If you are struggling to make the monthly payments on a shorter-term loan, contact your lender and ask to have your loan reamortized to one with a longer term. You won’t need to go through an official refinance to do this. But lenders will charge you a fee, one that LendingTree says averages about $250.
Just remember, when you change your mortgage to one with a longer term, you’ll pay significantly more in interest. This extra interest which could hit $100,000 or more if you take the full term to pay off your mortgage might be an acceptable cost if it helps you avoid falling behind on your mortgage payments and possibly foreclosing.
Refinance to a lower interest rate
The most common way to lower your monthly payment is to refinance your existing loan into one with a lower interest rate.
Say you originally took out a 30-year, fixed-rate mortgage of $180,000 at an interest rate of 5 percent. Your monthly payment, not counting taxes or insurance, would be about $966. Now say you owe $160,000 on that loan and you refinance that amount into a 30-year, fixed-rate mortgage loan with an interest rate of 4.2 percent. That payment would now fall to about $782 a month, a savings of about $184 a month.
There is one big negative that comes with refinancing: You’ll have to pay fees to do it. You can expect to pay about 1.5 percent of the amount you are refinancing in closing costs. For a loan of $180,000, that comes out to $2,700 in closing costs.
Get rid of PMI
No homeowner enjoys paying for private mortgage insurance. This insurance, better known as PMI, protects the lender if you fail to pay your mortgage. Generally, it costs from 0.5 percent to 1 percent of your loan amount each year. So on a mortgage of $200,000, PMI can cost as much $2,000 a year, or about $166 a month.
You only have to pay PMI if you came up with a down payment of less than 20 percent of your home’s purchase price when buying it.
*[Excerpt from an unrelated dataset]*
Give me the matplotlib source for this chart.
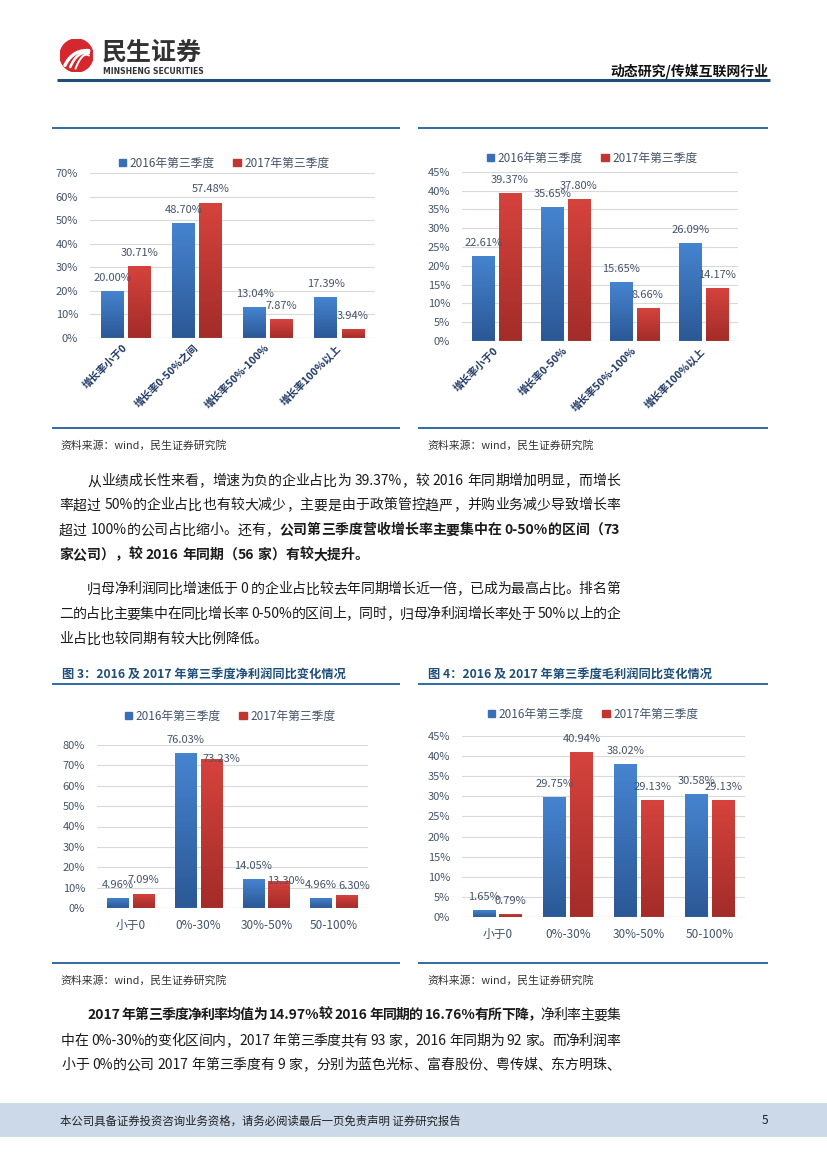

If you are paying PMI, you might be able to get rid of this expense, which would lower your monthly mortgage payment. You can request that your lender remove PMI once you have built at least 20 percent equity in your home. If you request this, your lender will send an appraiser to your home to determine its current market value. It will then calculate your equity to determine if you’ve hit that important 20 percent mark.
Reassess your property taxes
If you are like the majority of homeowners, a portion of every payment you send to your lender includes money used to pay off your property taxes. This is known as an escrow arrangement.
Under such an arrangement, your lender estimates how much money you’ll need each year to pay your property taxes. If your lender estimates that your taxes will be $6,000 this year, it will add $500 to your monthly mortgage payment. It will then deposit that $500 into an escrow account. When your taxes are due, it will dip into this account to pay them on your behalf.
You might be able to reduce your monthly mortgage payment by requesting a reassessment with your county tax assessor’s office or tax collector’s office. If your taxes are reassessed and they drop, your monthly mortgage payment will fall, too.